The proposed new building would solve the parking problem and let the pension board consolidate its offices in a single building.
Pension board officials insist they haven’t made a final decision to rebuild on the existing site and say they’re still also considering relocating elsewhere in the Chicago suburbs. And it’s not known whether the city has discussed acquiring the former Rotary building from the Methodists.
The old Rotary building is a three-story, limestone-faced structure with a total of about 75,000 square feet of space on a 78,000 square-foot lot.
But it’s shortage of parking would require either constructing a new building on the site, requiring city workers to park in one of the downtown garages or finding another site nearby to use for parking.
Library parking lot
The aldermen reportedly have considered building a new city hall on the parking lot behind the Evanston Public Library.
Looking east across the library parking lot to Chicago Avenue and the apartment building that also houses the city’s Church Street parking garage.
The parking lot has one great advantage — the city already owns it. But it’s also, at about 32,000 square feet, by far the smallest of the sites under consideration.
The city is reportedly seeking 80,000 to 100,000 square feet of office space, and wants parking for more than 200 cars. That would likely require a building at least eight-stories tall to fit on the parking lot site.

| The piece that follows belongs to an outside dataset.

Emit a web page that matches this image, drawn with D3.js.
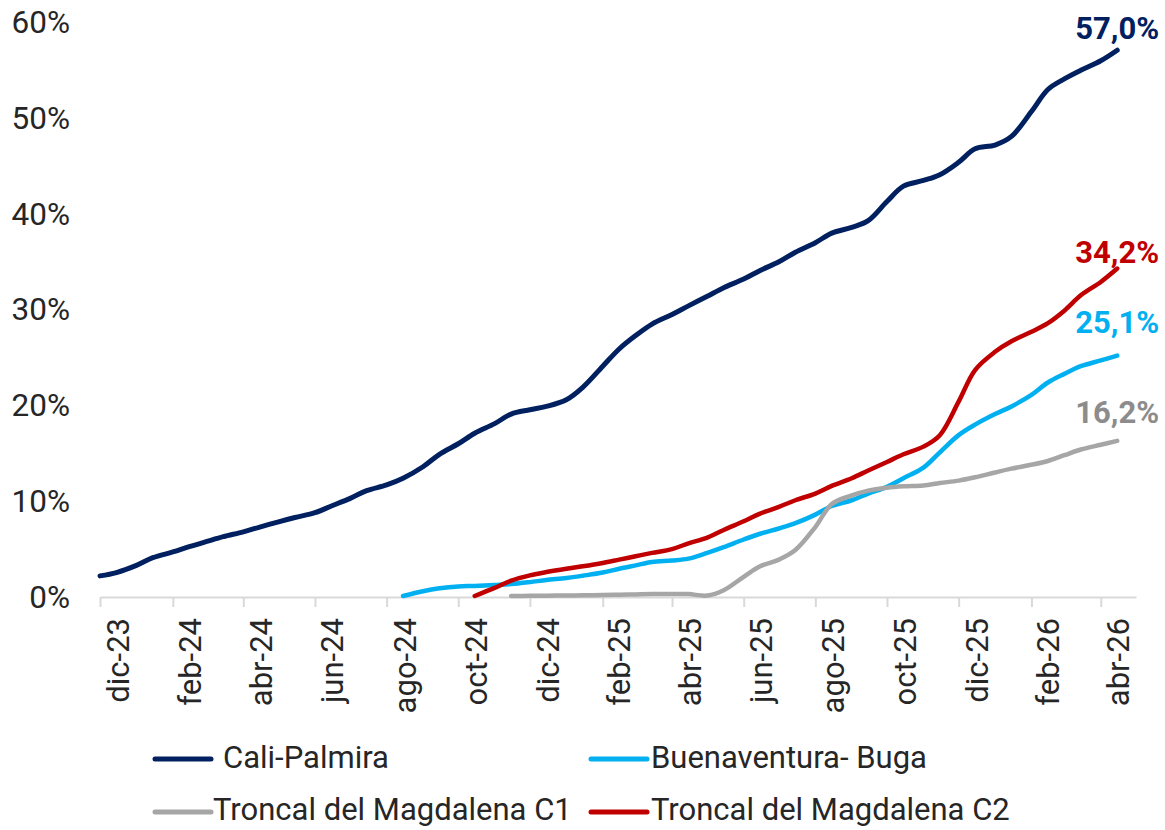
<!DOCTYPE html>
<html>
<head>
<meta charset="utf-8">
<script src="https://cdn.jsdelivr.net/npm/d3@7"></script>
<style>
  html, body { margin: 0; padding: 0; background: #ffffff; }
  svg { display: block; }
</style>
</head>
<body>
<svg id="chart" width="1165" height="830"></svg>
<script>
// ---------- DATA ----------
const dates = [
  "2023-12-01","2023-12-15","2024-01-01","2024-01-15","2024-02-01","2024-02-15",
  "2024-03-01","2024-03-15","2024-04-01","2024-04-15","2024-05-01","2024-05-15",
  "2024-06-01","2024-06-15","2024-07-01","2024-07-15","2024-08-01","2024-08-15",
  "2024-09-01","2024-09-15","2024-10-01","2024-10-15","2024-11-01","2024-11-15",
  "2024-12-01","2024-12-15","2025-01-01","2025-01-15","2025-02-01","2025-02-15",
  "2025-03-01","2025-03-15","2025-04-01","2025-04-15","2025-05-01","2025-05-15",
  "2025-06-01","2025-06-15","2025-07-01","2025-07-15","2025-08-01","2025-08-15",
  "2025-09-01","2025-09-15","2025-10-01","2025-10-15","2025-11-01","2025-11-15",
  "2025-12-01","2025-12-15","2026-01-01","2026-01-15","2026-02-01","2026-02-15",
  "2026-03-01","2026-03-15","2026-04-01","2026-04-15"
];

const seriesNames = ["Cali-Palmira", "Buenaventura- Buga", "Troncal del Magdalena C1", "Troncal del Magdalena C2"];

const caliPalmira = [
  2.1, 2.45, 3.2, 4.0, 4.6, 5.15, 5.7, 6.2, 6.7, 7.2, 7.75, 8.2,
  8.7, 9.4, 10.2, 11.0, 11.6, 12.3, 13.5, 14.8, 15.9, 17.0, 18.0, 19.0,
  19.45, 19.8, 20.5, 21.8, 24.0, 25.8, 27.2, 28.4, 29.4, 30.3, 31.3, 32.2,
  33.1, 34.0, 34.9, 35.9, 36.9, 37.9, 38.5, 39.2, 41.2, 42.8, 43.4, 44.0,
  45.3, 46.7, 47.1, 48.0, 50.6, 52.9, 54.0, 54.9, 55.9, 57.0
];

const buenaventuraBuga = [
  null, null, null, null, null, null, null, null, null, null, null, null,
  null, null, null, null, null, 0.0, 0.5, 0.8, 1.0, 1.05, 1.15, 1.24,
  1.45, 1.67, 1.88, 2.12, 2.45, 2.85, 3.2, 3.55, 3.7, 3.9, 4.5, 5.1,
  5.9, 6.5, 7.05, 7.6, 8.5, 9.4, 10.0, 10.7, 11.4, 12.3, 13.4, 15.0,
  16.8, 17.9, 19.0, 19.8, 21.0, 22.3, 23.2, 24.0, 24.6, 25.1
];

const troncalC1 = [
  null, null, null, null, null, null, null, null, null, null, null, null,
  null, null, null, null, null, null, null, null, null, null, null, 0.0,
  0.02, 0.03, 0.05, 0.07, 0.1, 0.13, 0.16, 0.2, 0.22, 0.2, 0.05, 0.6,
  2.0, 3.1, 3.8, 4.8, 7.2, 9.6, 10.5, 11.0, 11.3, 11.45, 11.55, 11.8,
  12.05, 12.4, 12.9, 13.3, 13.7, 14.1, 14.7, 15.3, 15.8, 16.2
];

const troncalC2 = [
  null, null, null, null, null, null, null, null, null, null, null, null,
  null, null, null, null, null, null, null, null, null, 0.0, 0.85, 1.6,
  2.15, 2.5, 2.85, 3.1, 3.45, 3.8, 4.15, 4.5, 4.9, 5.5, 6.1, 6.9,
  7.8, 8.6, 9.3, 10.0, 10.7, 11.5, 12.3, 13.1, 14.0, 14.8, 15.6, 16.8,
  20.3, 23.6, 25.5, 26.6, 27.6, 28.5, 29.8, 31.4, 32.8, 34.2
];

const endLabels = ["57,0%", "25,1%", "16,2%", "34,2%"];

const xTickDates = [
  "2023-12-01","2024-02-01","2024-04-01","2024-06-01","2024-08-01","2024-10-01",
  "2024-12-01","2025-02-01","2025-04-01","2025-06-01","2025-08-01","2025-10-01",
  "2025-12-01","2026-02-01","2026-04-01"
];
const xTickLabels = [
  "dic-23","feb-24","abr-24","jun-24","ago-24","oct-24","dic-24","feb-25",
  "abr-25","jun-25","ago-25","oct-25","dic-25","feb-26","abr-26"
];
const yTicks = [0, 10, 20, 30, 40, 50, 60];
const yTickLabels = ["0%", "10%", "20%", "30%", "40%", "50%", "60%"];

// ---------- STYLE / LAYOUT ----------
const colors = ["#002060", "#00B0F0", "#A6A6A6", "#C00000"];
const labelColors = ["#002060", "#00B0F0", "#8C8C8C", "#C00000"];
const strokeW = [5, 4.5, 4.5, 4.5];
const labelDy = [-11, -23, -18, -6];
const FONT = "Roboto, 'Open Sans', Arial, sans-serif";
const textColor = "#262626";

const parse = d3.utcParse("%Y-%m-%d");
const dateObjs = dates.map(parse);

const svg = d3.select("#chart");

const x = d3.scaleUtc()
  .domain([parse("2023-12-01"), parse("2026-05-01")])
  .range([100, 1136]);
const y = d3.scaleLinear().domain([0, 60]).range([596, 21.5]);

// y axis labels (no axis line)
const yAxis = d3.axisLeft(y)
  .tickValues(yTicks)
  .tickFormat((d, i) => yTickLabels[i])
  .tickSize(0)
  .tickPadding(0);
const gy = svg.append("g").attr("transform", "translate(70,0)").call(yAxis);
gy.select(".domain").remove();
gy.selectAll("text")
  .attr("font-family", FONT)
  .attr("font-size", 31.5)
  .attr("fill", textColor)
  .attr("dy", "0.35em");

// x axis
const xAxis = d3.axisBottom(x)
  .tickValues(xTickDates.map(parse))
  .tickFormat("")
  .tickSize(10)
  .tickSizeOuter(0);
const gx = svg.append("g").attr("transform", "translate(0,597)").call(xAxis);
gx.select(".domain").attr("stroke", "#D9D9D9").attr("stroke-width", 2);
gx.selectAll(".tick line").attr("stroke", "#D9D9D9").attr("stroke-width", 2);

// x labels centered in the month interval, rotated
const gxl = svg.append("g");
xTickDates.forEach((ds, i) => {
  const d0 = parse(ds);
  const d1 = d3.utcMonth.offset(d0, 1);
  const cx = (x(d0) + x(d1)) / 2;
  gxl.append("text")
    .attr("transform", `translate(${cx},618) rotate(-90)`)
    .attr("text-anchor", "end")
    .attr("dy", "0.35em")
    .attr("font-family", FONT)
    .attr("font-size", 31)
    .attr("fill", textColor)
    .text(xTickLabels[i]);
});

// lines
const allSeries = [caliPalmira, buenaventuraBuga, troncalC1, troncalC2];
const line = d3.line()
  .defined(d => d.v !== null)
  .x(d => x(d.date))
  .y(d => y(d.v))
  .curve(d3.curveCatmullRom.alpha(0.5));

allSeries.forEach((vals, s) => {
  const pts = vals.map((v, i) => ({ date: dateObjs[i], v }));
  svg.append("path")
    .datum(pts)
    .attr("fill", "none")
    .attr("stroke", colors[s])
    .attr("stroke-width", strokeW[s])
    .attr("stroke-linecap", "round")
    .attr("stroke-linejoin", "round")
    .attr("d", line);
});

// end labels
allSeries.forEach((vals, s) => {
  const last = vals.length - 1;
  svg.append("text")
    .attr("x", x(dateObjs[last]))
    .attr("y", y(vals[last]) + labelDy[s])
    .attr("text-anchor", "middle")
    .attr("font-family", FONT)
    .attr("font-weight", "bold")
    .attr("font-size", 31)
    .attr("fill", labelColors[s])
    .text(endLabels[s]);
});

// legend
const legendItems = [
  { s: 0, x1: 155, x2: 211, sy: 759, tx: 223, ty: 768 },
  { s: 1, x1: 591, x2: 647, sy: 759, tx: 651, ty: 768 },
  { s: 2, x1: 155, x2: 211, sy: 812, tx: 213, ty: 820 },
  { s: 3, x1: 591, x2: 647, sy: 812, tx: 651, ty: 820 }
];
const lg = svg.append("g");
legendItems.forEach(it => {
  lg.append("line")
    .attr("x1", it.x1).attr("x2", it.x2)
    .attr("y1", it.sy).attr("y2", it.sy)
    .attr("stroke", colors[it.s])
    .attr("stroke-width", 5)
    .attr("stroke-linecap", "round");
  lg.append("text")
    .attr("x", it.tx)
    .attr("y", it.ty)
    .attr("font-family", FONT)
    .attr("font-size", 31)
    .attr("fill", textColor)
    .text(seriesNames[it.s]);
});
</script>
</body>
</html>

And the parking lot is bordered to the north and south by National Register landmarks — the Woman’s Club of Evanston and the Woman’s Christian Temperance Union Headquarters. That makes opposition from local preservationists a strong possibility if the aldermen choose this site.
Farmers Market lot
It’s known that many city employees strongly favor building a new civic center in the core downtown area. Among other reasons, they’d like ready access to downtown’s many lunch-time dining spots.
But another possible downtown site appears to have become snarled in town-gown disputes.
Farmers Market parking lot
When members of the Northwestern Neighbors group, which has vigorously opposed any loosening of zoning restrictions on the university, learned that the city was considering a deal with Northwestern to acquire the parking lot the university owns in Research Park that’s now used for the weekly Farmer’s Market, they assumed rezoning of some other university land would be part of the deal and raised a ruckus.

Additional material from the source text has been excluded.